The Pakistan People's Party Parliamentarians, a group hastily crafted to circumvent possible disqualification of the Benazir Bhutto-led PPP, presented its registration papers to the election commission (EC) here yesterday for the general elections in October.
The Pakistan People's Party Parliamentarians, a group hastily crafted to circumvent possible disqualification of the Benazir Bhutto-led PPP, presented its registration papers to the election commission (EC) here yesterday for the general elections in October.
The group was launched on Monday on the advice of Benazir, PPP chairperson and former prime minister, who stands barred from political office or taking part in the elections under a law enforced by the military government.
Makhdoom Amin Fahim, a senior PPP leader from southern Sindh province, was elected to lead the party's sister political entity. Raja Pervez Ashraf, a junior PPP leader, was elected secretary general.
"We founded this PPPP to contest the elections as we never wanted to leave the field open for anybody else," Ashraf told reporters after submitting the papers along with Fahim at the election commission.
"We still derive our strength from our great leader Mohtarma Benazir Bhutto," he said.
Ashraf boasted that the PPP was the single largest party with support at the grassroots level. It had the strength to win the forthcoming vote and form the next civilian government, he said.
Parties began registering with the election commission on Monday after holding fresh internal polls, mandatory under new laws brought in by Pakistan's military ruler, President Pervez Musharraf.
The laws require parties to submit internal poll results, financial records and manifestoes to the commission for scrutiny by August 12.
The commission will decide which parties can be registered to contest the elections.

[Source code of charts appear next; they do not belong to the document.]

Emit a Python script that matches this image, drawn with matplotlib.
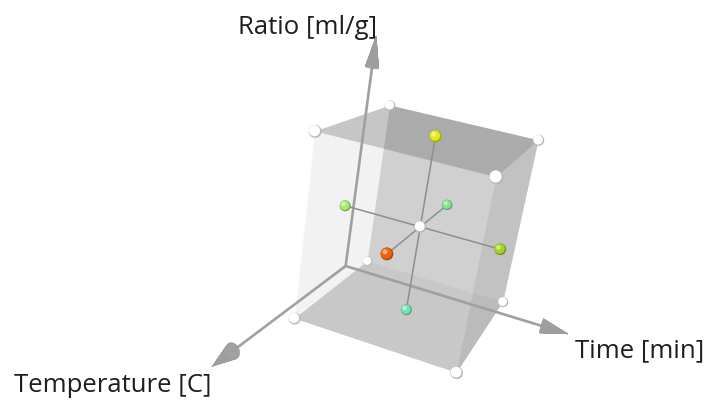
#!/usr/bin/env python3
"""
Design space plot
Draws the face-centred central composite design as a shaded 3D cube
"""

import numpy as np
import matplotlib
matplotlib.use('Agg')
import matplotlib.pyplot as plt
from matplotlib.colors import to_rgb
from matplotlib.markers import MarkerStyle
from matplotlib.path import Path
from mpl_toolkits.mplot3d import proj3d
from mpl_toolkits.mplot3d.art3d import Poly3DCollection

# Factors: x = temperature, y = time, z = ratio (coded levels -1 / 0 / +1)
FACTOR_LABELS = ['Temperature [C]', 'Time [min]', 'Ratio [ml/g]']

# Runs: 8 cube corners, centre point, 6 axial (face) points
temperature = [-1, -1, 1, 1, -1, -1, 1, 1, 0, 0, 0, 0, 0, 1, -1]
time_min = [-1, 1, 1, -1, -1, 1, 1, -1, 0, 0, 0, -1, 1, 0, 0]
ratio = [-1, -1, -1, -1, 1, 1, 1, 1, 0, 1, -1, 0, 0, 0, 0]
run_colors = ['#ffffff'] * 9 + ['#e2ec14', '#78e2b2', '#aae872',
                                '#a6d426', '#f0620e', '#84e292']

# Where the factor arrows start and how far each one reaches
ARROW_ORIGIN = (-0.66, -1.175, -1.0)
ARROW_END = (2.30, 1.94, 1.78)

# Face darkness (black overlay alpha) for a soft lit look
FACE_ALPHA = {(0, -1): 0.15, (0, 1): 0.04,
              (1, -1): 0.01, (1, 1): 0.10,
              (2, -1): 0.18, (2, 1): 0.21}


def face_quad(axis, level, lo, hi):
    """Corners of the cube face where coordinate `axis` equals `level`"""
    others = [i for i in range(3) if i != axis]
    quad = []
    for a, b in [(lo, lo), (hi, lo), (hi, hi), (lo, hi)]:
        p = [0.0, 0.0, 0.0]
        p[axis] = level
        p[others[0]] = a
        p[others[1]] = b
        quad.append(p)
    return quad


def draw_cone(ax, tip, direction, length, radius, zorder):
    """Arrow head as a small cone ending at `tip`"""
    d = np.asarray(direction, float)
    u = np.roll(d, 1)
    v = np.cross(d, u)
    th = np.linspace(0, 2 * np.pi, 32)
    t = np.array([0.0, 1.0])
    T, TH = np.meshgrid(t, th)
    base = np.asarray(tip, float) - d * length
    ring = u[:, None, None] * np.cos(TH) + v[:, None, None] * np.sin(TH)
    pts = base[:, None, None] + d[:, None, None] * length * T + radius * (1 - T) * ring
    surf = ax.plot_surface(pts[0], pts[1], pts[2], color='#9e9e9e', shade=False,
                           linewidth=0.3, edgecolor='#9e9e9e',
                           antialiased=True, zorder=zorder)
    surf.set_clip_on(False)


def ball_marker(cx, cy, r):
    """Circle marker inside a fixed [-1, 1] frame so layers stay aligned"""
    frame = Path([(-1, -1), (1, 1)], [Path.MOVETO, Path.MOVETO])
    return MarkerStyle(Path.make_compound_path(frame, Path.circle((cx, cy), r)))


def main():
    fig = plt.figure(figsize=(7.09, 4.03), dpi=100)
    ax = fig.add_axes([0.3783, 0.0598, 0.4177, 0.7349], projection='3d',
                      computed_zorder=False)
    ax.set_xlim(-1, 1)
    ax.set_ylim(-1, 1)
    ax.set_zlim(-1, 1)
    ax.set_box_aspect((1, 0.967, 1.083))
    ax.view_init(elev=20.4, azim=17.06, roll=-9.56)
    ax.set_proj_type('persp', focal_length=0.459)
    ax.set_axis_off()
    M = ax.get_proj()

    runs = np.c_[temperature, time_min, ratio].astype(float)
    lo, hi = runs.min(), runs.max()

    # Translucent cube faces
    quads, colors = [], []
    for (axis, level), alpha in FACE_ALPHA.items():
        quads.append(face_quad(axis, lo if level < 0 else hi, lo, hi))
        colors.append((0, 0, 0, alpha))
    ax.add_collection3d(Poly3DCollection(quads, facecolors=colors,
                                         edgecolors='none', zorder=1))

    # Factor arrows with their labels
    origin = np.array(ARROW_ORIGIN)
    head_len, head_rad = 0.34, 0.085
    label_offsets = [(-1, -7, 'right', 'top'), (7, -4, 'left', 'top'),
                     (1, 2, 'right', 'baseline')]
    for i, end in enumerate(ARROW_END):
        d = np.zeros(3)
        d[i] = 1.0
        tip = origin.copy()
        tip[i] = end
        shaft_end = tip - d * head_len * 0.9
        ax.plot(*np.c_[origin, shaft_end], color='#a0a0a0', lw=1.9,
                solid_capstyle='butt', zorder=2, clip_on=False)
        draw_cone(ax, tip, d, head_len, head_rad, zorder=3)

        # label placed in the projected 2D frame of the 3D axes
        tx, ty, _ = proj3d.proj_transform(tip[0], tip[1], tip[2], M)
        dx, dy, ha, va = label_offsets[i]
        ax.annotate(FACTOR_LABELS[i], xy=(tx, ty), xycoords='data',
                    xytext=(dx, dy), textcoords='offset pixels',
                    ha=ha, va=va, fontsize=18.5, family='Open Sans',
                    color='#1e1e1e', annotation_clip=False, zorder=10)

    # Lines from the axial points through the centre
    for i in range(3):
        others = [j for j in range(3) if j != i]
        axial = runs[(runs[:, others] == 0).all(axis=1) & (runs[:, i] != 0)]
        axial = axial[np.argsort(axial[:, i])]
        ax.plot(*axial.T, color='#8e8e8e', lw=1.1, zorder=4)

    # Ball sizes follow the perspective depth
    w = (M @ np.vstack([runs.T, np.ones(len(runs))]))[3]
    diam_px = 11.5 * w.mean() / w
    sizes = (diam_px / (100 / 72)) ** 2

    base = np.array([to_rgb(c) for c in run_colors])
    white = np.all(base > 0.99, axis=1)
    shade = np.where(white[:, None], 0.72, base * 0.72)
    light = base + (1 - base) * 0.5

    layers = [(ball_marker(0, 0, 1.0), shade),
              (ball_marker(-0.1, 0.1, 0.86), base),
              (ball_marker(-0.3, 0.32, 0.38), light)]
    for k, (marker, cols) in enumerate(layers):
        ax.scatter(runs[:, 0], runs[:, 1], runs[:, 2], s=sizes, c=cols,
                   marker=marker, linewidths=0, depthshade=False,
                   zorder=5 + k, clip_on=False)

    fig.savefig('out.png', dpi=100)
    plt.close(fig)


if __name__ == '__main__':
    main()
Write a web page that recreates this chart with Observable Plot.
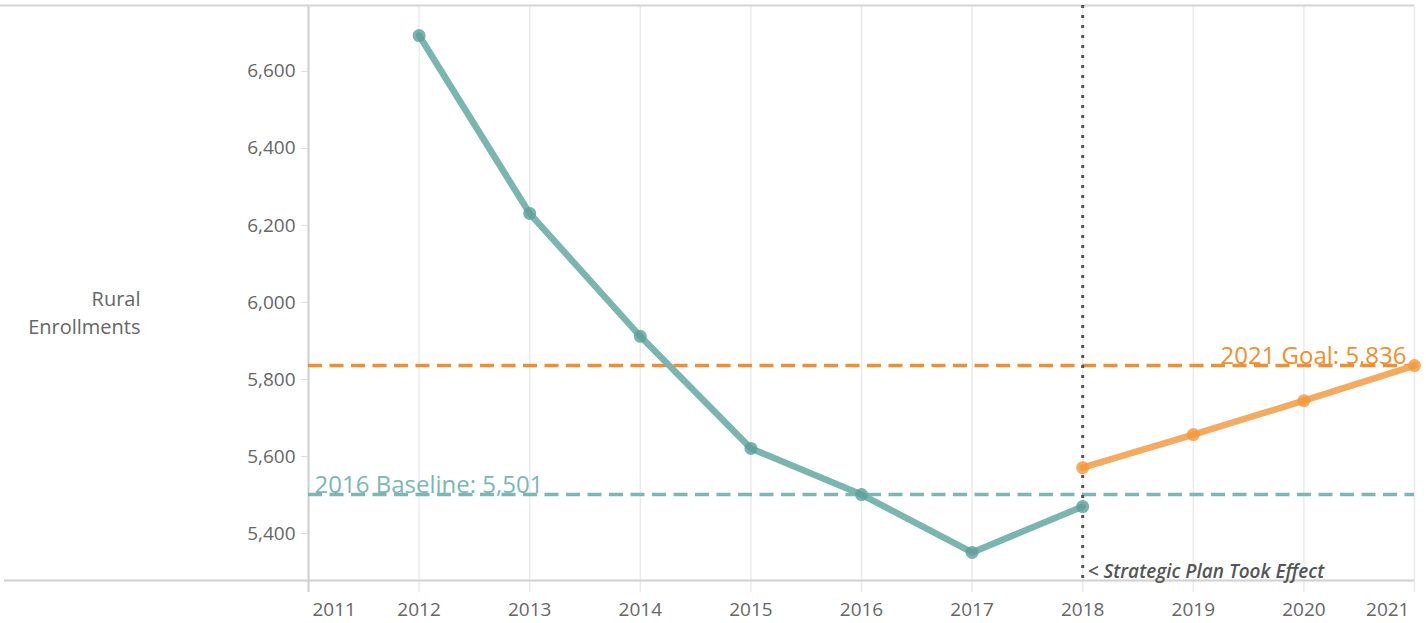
<!DOCTYPE html>
<html>
<head>
<meta charset="utf-8">
<script src="https://cdn.jsdelivr.net/npm/d3@7"></script>
<script src="https://cdn.jsdelivr.net/npm/@observablehq/plot@0.6"></script>
<style>
  html, body { margin: 0; padding: 0; background: #fff; }
  #chart svg { display: block; }
</style>
</head>
<body>
<div id="chart"></div>
<script>
// ---- data ----
const actualYears = [2012, 2013, 2014, 2015, 2016, 2017, 2018];
const actualValues = [6693, 6231, 5912, 5621, 5501, 5351, 5470];
const goalYears = [2018, 2019, 2020, 2021];
const goalValues = [5571, 5657, 5745, 5836];
const baselineValue = 5501;
const goalValue = 5836;
const planYear = 2018;
const xTicks = [2011, 2012, 2013, 2014, 2015, 2016, 2017, 2018, 2019, 2020, 2021];
const yTicks = [5400, 5600, 5800, 6000, 6200, 6400, 6600];
const yDomain = [5278, 6771];
const xDomain = [2011, 2021];
const baselineLabel = "2016 Baseline: 5,501";
const goalLabel = "2021 Goal: 5,836";
const planLabel = "< Strategic Plan Took Effect";
const yTitle = "Rural\nEnrollments";

const actual = actualYears.map((y, i) => ({year: y, value: actualValues[i]}));
const goal = goalYears.map((y, i) => ({year: y, value: goalValues[i]}));

const teal = "#7ab5af", tealDot = "#5c9f98", tealDash = "#7bb8b2";
const orange = "#f5ab5f", orangeDot = "#f5973a", orangeDash = "#f28e2b";
const gray = "#666";
const yearText = d => String(d);

const chart = Plot.plot({
  width: 1426,
  height: 623,
  marginLeft: 308,
  marginRight: 12,
  marginTop: 5,
  marginBottom: 43,
  style: {fontFamily: "'Open Sans', sans-serif", fontSize: "19px", color: gray, background: "#fff"},
  x: {domain: xDomain, axis: null},
  y: {domain: yDomain, axis: null},
  marks: [
    // vertical gridlines
    Plot.ruleX(xTicks, {stroke: "#ebebeb", strokeWidth: 1.5, insetBottom: -12}),
    // left axis line
    Plot.ruleX([xDomain[0]], {stroke: "#cfcfcf", strokeWidth: 2, insetBottom: -12}),
    // top border
    Plot.ruleY([yDomain[1]], {stroke: "#d4d4d4", strokeWidth: 2, insetLeft: -308}),
    // bottom axis line
    Plot.ruleY([yDomain[0]], {stroke: "#d0d0d0", strokeWidth: 2, insetLeft: -304}),
    // y axis
    Plot.axisY(yTicks, {label: null, tickSize: 7, tickPadding: 6, stroke: "#dcdcdc", fill: gray, fontSize: 19, tickFormat: d3.format(",")}),
    // x tick labels
    Plot.text(xTicks.slice(1, -1), {x: d => d, text: yearText, frameAnchor: "bottom", dy: 35, lineAnchor: "bottom", fill: gray, fontSize: 19}),
    Plot.text(xTicks.slice(0, 1), {x: d => d, text: yearText, frameAnchor: "bottom", dy: 35, lineAnchor: "bottom", textAnchor: "start", dx: 4, fill: gray, fontSize: 19}),
    Plot.text(xTicks.slice(-1), {x: d => d, text: yearText, frameAnchor: "bottom", dy: 35, lineAnchor: "bottom", textAnchor: "end", dx: -5, fill: gray, fontSize: 19}),
    // y title
    Plot.text([yTitle], {frameAnchor: "left", dx: -168, dy: 18, textAnchor: "end", lineHeight: 1.4, fill: gray, fontSize: 20}),
    // reference lines
    Plot.ruleY([goalValue], {stroke: orangeDash, strokeWidth: 3.5, strokeDasharray: "14,7.5"}),
    Plot.ruleY([baselineValue], {stroke: tealDash, strokeWidth: 3.5, strokeDasharray: "14,7.5"}),
    Plot.ruleX([planYear], {stroke: "#555", strokeWidth: 3, strokeDasharray: "3,7"}),
    // series
    Plot.line(actual, {x: "year", y: "value", stroke: teal, strokeWidth: 6.5}),
    Plot.dot(actual, {x: "year", y: "value", r: 6.5, fill: tealDot, fillOpacity: 0.8}),
    Plot.line(goal, {x: "year", y: "value", stroke: orange, strokeWidth: 6.5}),
    Plot.dot(goal, {x: "year", y: "value", r: 6.5, fill: orangeDot, fillOpacity: 0.8}),
    // annotations
    Plot.text([baselineValue], {y: d => d, frameAnchor: "left", dx: 6, dy: -2, textAnchor: "start", lineAnchor: "bottom", text: () => baselineLabel, fill: tealDash, fontSize: 24}),
    Plot.text([goalValue], {y: d => d, frameAnchor: "right", dx: -8, dy: -2, textAnchor: "end", lineAnchor: "bottom", text: () => goalLabel, fill: orangeDash, fontSize: 24}),
    Plot.text([planYear], {x: d => d, frameAnchor: "bottom", dx: 5, dy: -3, textAnchor: "start", lineAnchor: "bottom", text: () => planLabel, fill: "#555", fontSize: 19, fontStyle: "italic", fontWeight: 600})
  ]
});
document.getElementById("chart").appendChild(chart);
</script>
</body>
</html>
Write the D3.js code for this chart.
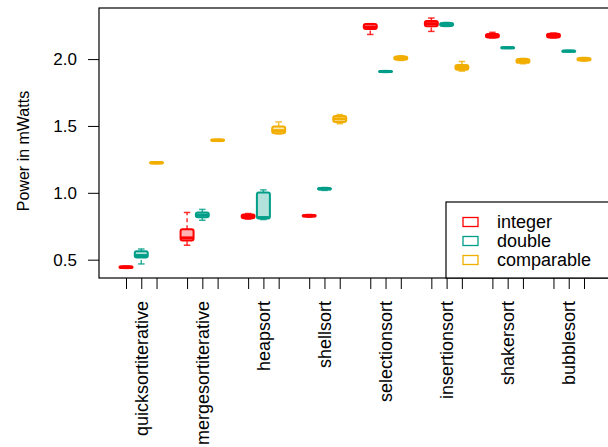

The PPP re-elected Benazir as its president unopposed when it held intra-party elections late last month.
But prudence overcame defiance, leading to the formation of the PPPP as a separate group in a bid to fend off the threat of losing the chance to contest the coming polls.
Benazir, who has been living in self exile in London since April 1998, was hit by a law promulgated on August 2 that barred convicts and absconders from political party office and the electoral process.
She was convicted twice and sentenced to jail by accountability courts this year for failing to appear before it to answer charges in corruption cases pending against her.